Your goal:
Write out the listing below exactly, and omit any images you find in it.

Supplied information:
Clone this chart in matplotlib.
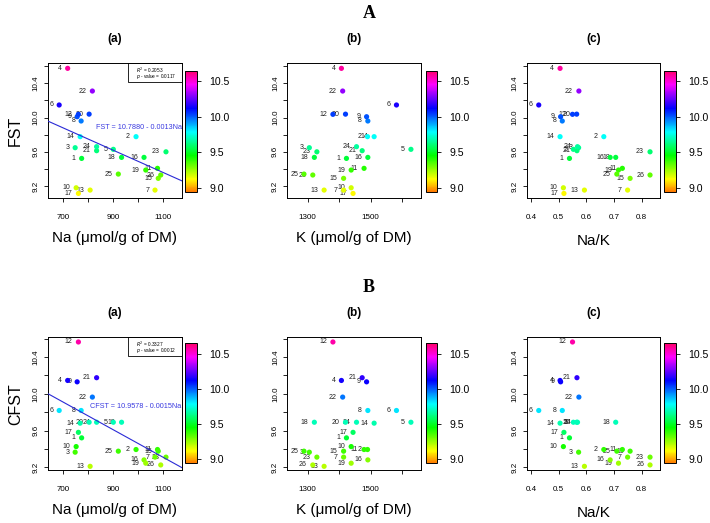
import numpy as np
import matplotlib
matplotlib.use("Agg")
import matplotlib.pyplot as plt
from matplotlib.colors import ListedColormap, Normalize, hsv_to_rgb
from matplotlib.cm import ScalarMappable
from matplotlib.patches import Rectangle

plt.rcParams['font.family'] = ['Liberation Sans', 'DejaVu Sans']

# ---------------- data (sample 1..26) ----------------
sample_ids = list(range(1, 27))
na = [773, 991, 747, 717, 900, 683, 1067, 771, 755, 751, 1077, 760, 807,
      767, 1080, 1023, 760, 933, 1030, 803, 833, 816, 1111, 833, 920, 1090]
k = [1423, 1490, 1305, 1407, 1628, 1582, 1414, 1491, 1487, 1438, 1479, 1380, 1352,
     1511, 1414, 1491, 1444, 1321, 1438, 1420, 1473, 1411, 1329, 1455, 1288, 1316]
na_k = [0.539, 0.663, 0.572, 0.505, 0.553, 0.428, 0.749, 0.513, 0.507, 0.517, 0.730, 0.550, 0.593,
        0.505, 0.758, 0.686, 0.519, 0.706, 0.716, 0.565, 0.566, 0.573, 0.830, 0.568, 0.710, 0.830]
fst = [9.523, 9.777, 9.648, 10.575, 9.629, 10.147, 9.153, 9.960, 10.010, 9.180, 9.407, 10.038, 9.153,
       9.777, 9.290, 9.535, 9.114, 9.535, 9.387, 10.040, 9.613, 10.310, 9.600, 9.660, 9.340, 9.329]
cfst = [9.520, 9.393, 9.364, 10.145, 9.690, 9.818, 9.310, 9.818, 10.130, 9.425, 9.393, 10.564, 9.210,
        9.680, 9.375, 9.280, 9.580, 9.690, 9.244, 9.690, 10.175, 9.964, 9.310, 9.690, 9.375, 9.225]

x_labels = ["Na (\u03bcmol/g of DM)", "K (\u03bcmol/g of DM)", "Na/K"]
panel_tags = ["(a)", "(b)", "(c)"]
row_titles = ["A", "B"]
row_ylabels = ["FST", "CFST"]

fst_fit = (10.7880, -0.0013)
cfst_fit = (10.9578, -0.0015)
fst_eq = "FST = 10.7880 - 0.0013Na"
cfst_eq = "CFST = 10.9578 - 0.0015Na"
fst_stats = ("0.2053", "0.0117")
cfst_stats = ("0.3327", "0.0012")

cbar_ticks = [9.0, 9.5, 10.0, 10.5]

# ---------------- colour scale (rainbow) ----------------
vmin, vmax = 8.944, 10.645
hues = np.linspace(0.08, 0.93, 256)
cmap = ListedColormap(hsv_to_rgb(np.stack([hues, np.ones_like(hues), np.ones_like(hues)], axis=1)))
norm = Normalize(vmin, vmax)

W, H = 710, 523
fig = plt.figure(figsize=(W / 100, H / 100), dpi=100)


def px_axes(l, t, r, b):
    return fig.add_axes([l / W, 1 - b / H, (r - l) / W, (b - t) / H])


def ftext(x, y, s, **kw):
    fig.text(x / W, 1 - y / H, s, **kw)


col_box = [(47.7, 181.7), (287.3, 421.0), (526.7, 660.0)]
col_cbar = [(185.3, 196.7), (425.7, 436.7), (664.3, 676.0)]
row_box = [(63.3, 197.7), (337.3, 470.0)]
row_cbar = [(70.7, 191.7), (343.3, 463.3)]
row_title_y = [13.5, 287.0]

xlims = [(637, 1174), (1235, 1660), (0.3845, 0.866)]
ylims = [(9.064, 10.634), (9.17, 10.615)]
xticks = [[700, 800, 900, 1000, 1100], [1300, 1400, 1500, 1600], [0.4, 0.5, 0.6, 0.7, 0.8]]
xticklabels = [["700", "", "900", "", "1100"], ["1300", "", "1500", ""],
               ["0.4", "0.5", "0.6", "0.7", "0.8"]]
yticks = [9.2, 9.4, 9.6, 9.8, 10.0, 10.2, 10.4, 10.6]
yticklabels = ["9.2", "", "9.6", "", "10.0", "", "10.4", ""]

xdata = [na, k, na_k]
ydata = [fst, cfst]
fits = [fst_fit, cfst_fit]
eqs = [fst_eq, cfst_eq]
eq_pos = [(1003, 9.885), (989, 9.862)]
stats = [fst_stats, cfst_stats]

for r in range(2):
    t, b = row_box[r]
    ftext(369, row_title_y[r], row_titles[r], ha='center', va='center',
          fontsize=13, fontweight='bold', family=['Liberation Serif', 'DejaVu Serif'])
    yv = np.array(ydata[r])
    for c in range(3):
        l, rr = col_box[c]
        ax = px_axes(l, t, rr, b)
        xv = np.array(xdata[c])
        for i, sid in enumerate(sample_ids):
            ax.annotate(str(sid), (xv[i], yv[i]), xytext=(-4.3, 0), textcoords='offset points',
                        ha='right', va='center', fontsize=5, color='#222222', zorder=2)
        ax.scatter(xv, yv, c=yv, cmap=cmap, norm=norm, s=14, edgecolors='none', zorder=3)
        ax.set_xlim(*xlims[c])
        ax.set_ylim(*ylims[r])
        ax.set_xticks(xticks[c])
        ax.set_xticklabels(xticklabels[c])
        ax.set_yticks(yticks)
        ax.set_yticklabels(yticklabels, rotation=90, va='center')
        ax.tick_params(axis='x', direction='out', length=3, width=0.6, labelsize=5.8, pad=8.5)
        ax.tick_params(axis='y', direction='out', length=3, width=0.6, labelsize=5.8, pad=3)
        for sp in ax.spines.values():
            sp.set_linewidth(0.7)
        if c == 0:
            a0, a1 = fits[r]
            xs = np.array(xlims[c], dtype=float)
            ax.plot(xs, a0 + a1 * xs, color='#2a2ad6', lw=0.8, zorder=4)
            ax.text(eq_pos[r][0], eq_pos[r][1], eqs[r], ha='center', va='center',
                    fontsize=5.2, color='#3a3ae0', zorder=5)
            ax.add_patch(Rectangle((0.60, 0.862), 0.40, 0.138, transform=ax.transAxes,
                                   fill=False, lw=0.6, ec='black', zorder=5))
            ax.text(0.66, 0.945, r"$R^2$ = " + stats[r][0], transform=ax.transAxes,
                    fontsize=3.4, ha='left', va='center', zorder=6)
            ax.text(0.66, 0.902, r"$p$ - value = " + stats[r][1], transform=ax.transAxes,
                    fontsize=3.4, ha='left', va='center', zorder=6)
            ftext(15.3, (t + b) / 2, row_ylabels[r], rotation=90, ha='center', va='center',
                  fontsize=11.5)
        # panel tag
        ftext((l + rr) / 2, t - 24, panel_tags[c], ha='center', va='center',
              fontsize=8.5, fontweight='bold')
        # x label
        ylab = b + (43 if c == 2 else 40)
        ftext((l + rr) / 2, ylab, x_labels[c], ha='center', va='center', fontsize=11)
        # colorbar
        cl, cr = col_cbar[c]
        ct, cb = row_cbar[r]
        cax = px_axes(cl, ct, cr, cb)
        cb_obj = fig.colorbar(ScalarMappable(norm=norm, cmap=cmap), cax=cax)
        cb_obj.set_ticks(cbar_ticks)
        cb_obj.set_ticklabels([f"{v:.1f}" for v in cbar_ticks])
        cb_obj.outline.set_linewidth(0.7)
        cax.tick_params(length=3, width=0.6, labelsize=7.6, pad=6)

fig.savefig("out.png", dpi=100)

Full output:
Clone this chart in matplotlib.
import numpy as np
import matplotlib
matplotlib.use("Agg")
import matplotlib.pyplot as plt
from matplotlib.colors import ListedColormap, Normalize, hsv_to_rgb
from matplotlib.cm import ScalarMappable
from matplotlib.patches import Rectangle

plt.rcParams['font.family'] = ['Liberation Sans', 'DejaVu Sans']

# ---------------- data (sample 1..26) ----------------
sample_ids = list(range(1, 27))
na = [773, 991, 747, 717, 900, 683, 1067, 771, 755, 751, 1077, 760, 807,
      767, 1080, 1023, 760, 933, 1030, 803, 833, 816, 1111, 833, 920, 1090]
k = [1423, 1490, 1305, 1407, 1628, 1582, 1414, 1491, 1487, 1438, 1479, 1380, 1352,
     1511, 1414, 1491, 1444, 1321, 1438, 1420, 1473, 1411, 1329, 1455, 1288, 1316]
na_k = [0.539, 0.663, 0.572, 0.505, 0.553, 0.428, 0.749, 0.513, 0.507, 0.517, 0.730, 0.550, 0.593,
        0.505, 0.758, 0.686, 0.519, 0.706, 0.716, 0.565, 0.566, 0.573, 0.830, 0.568, 0.710, 0.830]
fst = [9.523, 9.777, 9.648, 10.575, 9.629, 10.147, 9.153, 9.960, 10.010, 9.180, 9.407, 10.038, 9.153,
       9.777, 9.290, 9.535, 9.114, 9.535, 9.387, 10.040, 9.613, 10.310, 9.600, 9.660, 9.340, 9.329]
cfst = [9.520, 9.393, 9.364, 10.145, 9.690, 9.818, 9.310, 9.818, 10.130, 9.425, 9.393, 10.564, 9.210,
        9.680, 9.375, 9.280, 9.580, 9.690, 9.244, 9.690, 10.175, 9.964, 9.310, 9.690, 9.375, 9.225]

x_labels = ["Na (\u03bcmol/g of DM)", "K (\u03bcmol/g of DM)", "Na/K"]
panel_tags = ["(a)", "(b)", "(c)"]
row_titles = ["A", "B"]
row_ylabels = ["FST", "CFST"]

fst_fit = (10.7880, -0.0013)
cfst_fit = (10.9578, -0.0015)
fst_eq = "FST = 10.7880 - 0.0013Na"
cfst_eq = "CFST = 10.9578 - 0.0015Na"
fst_stats = ("0.2053", "0.0117")
cfst_stats = ("0.3327", "0.0012")

cbar_ticks = [9.0, 9.5, 10.0, 10.5]

# ---------------- colour scale (rainbow) ----------------
vmin, vmax = 8.944, 10.645
hues = np.linspace(0.08, 0.93, 256)
cmap = ListedColormap(hsv_to_rgb(np.stack([hues, np.ones_like(hues), np.ones_like(hues)], axis=1)))
norm = Normalize(vmin, vmax)

W, H = 710, 523
fig = plt.figure(figsize=(W / 100, H / 100), dpi=100)


def px_axes(l, t, r, b):
    return fig.add_axes([l / W, 1 - b / H, (r - l) / W, (b - t) / H])


def ftext(x, y, s, **kw):
    fig.text(x / W, 1 - y / H, s, **kw)


col_box = [(47.7, 181.7), (287.3, 421.0), (526.7, 660.0)]
col_cbar = [(185.3, 196.7), (425.7, 436.7), (664.3, 676.0)]
row_box = [(63.3, 197.7), (337.3, 470.0)]
row_cbar = [(70.7, 191.7), (343.3, 463.3)]
row_title_y = [13.5, 287.0]

xlims = [(637, 1174), (1235, 1660), (0.3845, 0.866)]
ylims = [(9.064, 10.634), (9.17, 10.615)]
xticks = [[700, 800, 900, 1000, 1100], [1300, 1400, 1500, 1600], [0.4, 0.5, 0.6, 0.7, 0.8]]
xticklabels = [["700", "", "900", "", "1100"], ["1300", "", "1500", ""],
               ["0.4", "0.5", "0.6", "0.7", "0.8"]]
yticks = [9.2, 9.4, 9.6, 9.8, 10.0, 10.2, 10.4, 10.6]
yticklabels = ["9.2", "", "9.6", "", "10.0", "", "10.4", ""]

xdata = [na, k, na_k]
ydata = [fst, cfst]
fits = [fst_fit, cfst_fit]
eqs = [fst_eq, cfst_eq]
eq_pos = [(1003, 9.885), (989, 9.862)]
stats = [fst_stats, cfst_stats]

for r in range(2):
    t, b = row_box[r]
    ftext(369, row_title_y[r], row_titles[r], ha='center', va='center',
          fontsize=13, fontweight='bold', family=['Liberation Serif', 'DejaVu Serif'])
    yv = np.array(ydata[r])
    for c in range(3):
        l, rr = col_box[c]
        ax = px_axes(l, t, rr, b)
        xv = np.array(xdata[c])
        for i, sid in enumerate(sample_ids):
            ax.annotate(str(sid), (xv[i], yv[i]), xytext=(-4.3, 0), textcoords='offset points',
                        ha='right', va='center', fontsize=5, color='#222222', zorder=2)
        ax.scatter(xv, yv, c=yv, cmap=cmap, norm=norm, s=14, edgecolors='none', zorder=3)
        ax.set_xlim(*xlims[c])
        ax.set_ylim(*ylims[r])
        ax.set_xticks(xticks[c])
        ax.set_xticklabels(xticklabels[c])
        ax.set_yticks(yticks)
        ax.set_yticklabels(yticklabels, rotation=90, va='center')
        ax.tick_params(axis='x', direction='out', length=3, width=0.6, labelsize=5.8, pad=8.5)
        ax.tick_params(axis='y', direction='out', length=3, width=0.6, labelsize=5.8, pad=3)
        for sp in ax.spines.values():
            sp.set_linewidth(0.7)
        if c == 0:
            a0, a1 = fits[r]
            xs = np.array(xlims[c], dtype=float)
            ax.plot(xs, a0 + a1 * xs, color='#2a2ad6', lw=0.8, zorder=4)
            ax.text(eq_pos[r][0], eq_pos[r][1], eqs[r], ha='center', va='center',
                    fontsize=5.2, color='#3a3ae0', zorder=5)
            ax.add_patch(Rectangle((0.60, 0.862), 0.40, 0.138, transform=ax.transAxes,
                                   fill=False, lw=0.6, ec='black', zorder=5))
            ax.text(0.66, 0.945, r"$R^2$ = " + stats[r][0], transform=ax.transAxes,
                    fontsize=3.4, ha='left', va='center', zorder=6)
            ax.text(0.66, 0.902, r"$p$ - value = " + stats[r][1], transform=ax.transAxes,
                    fontsize=3.4, ha='left', va='center', zorder=6)
            ftext(15.3, (t + b) / 2, row_ylabels[r], rotation=90, ha='center', va='center',
                  fontsize=11.5)
        # panel tag
        ftext((l + rr) / 2, t - 24, panel_tags[c], ha='center', va='center',
              fontsize=8.5, fontweight='bold')
        # x label
        ylab = b + (43 if c == 2 else 40)
        ftext((l + rr) / 2, ylab, x_labels[c], ha='center', va='center', fontsize=11)
        # colorbar
        cl, cr = col_cbar[c]
        ct, cb = row_cbar[r]
        cax = px_axes(cl, ct, cr, cb)
        cb_obj = fig.colorbar(ScalarMappable(norm=norm, cmap=cmap), cax=cax)
        cb_obj.set_ticks(cbar_ticks)
        cb_obj.set_ticklabels([f"{v:.1f}" for v in cbar_ticks])
        cb_obj.outline.set_linewidth(0.7)
        cax.tick_params(length=3, width=0.6, labelsize=7.6, pad=6)

fig.savefig("out.png", dpi=100)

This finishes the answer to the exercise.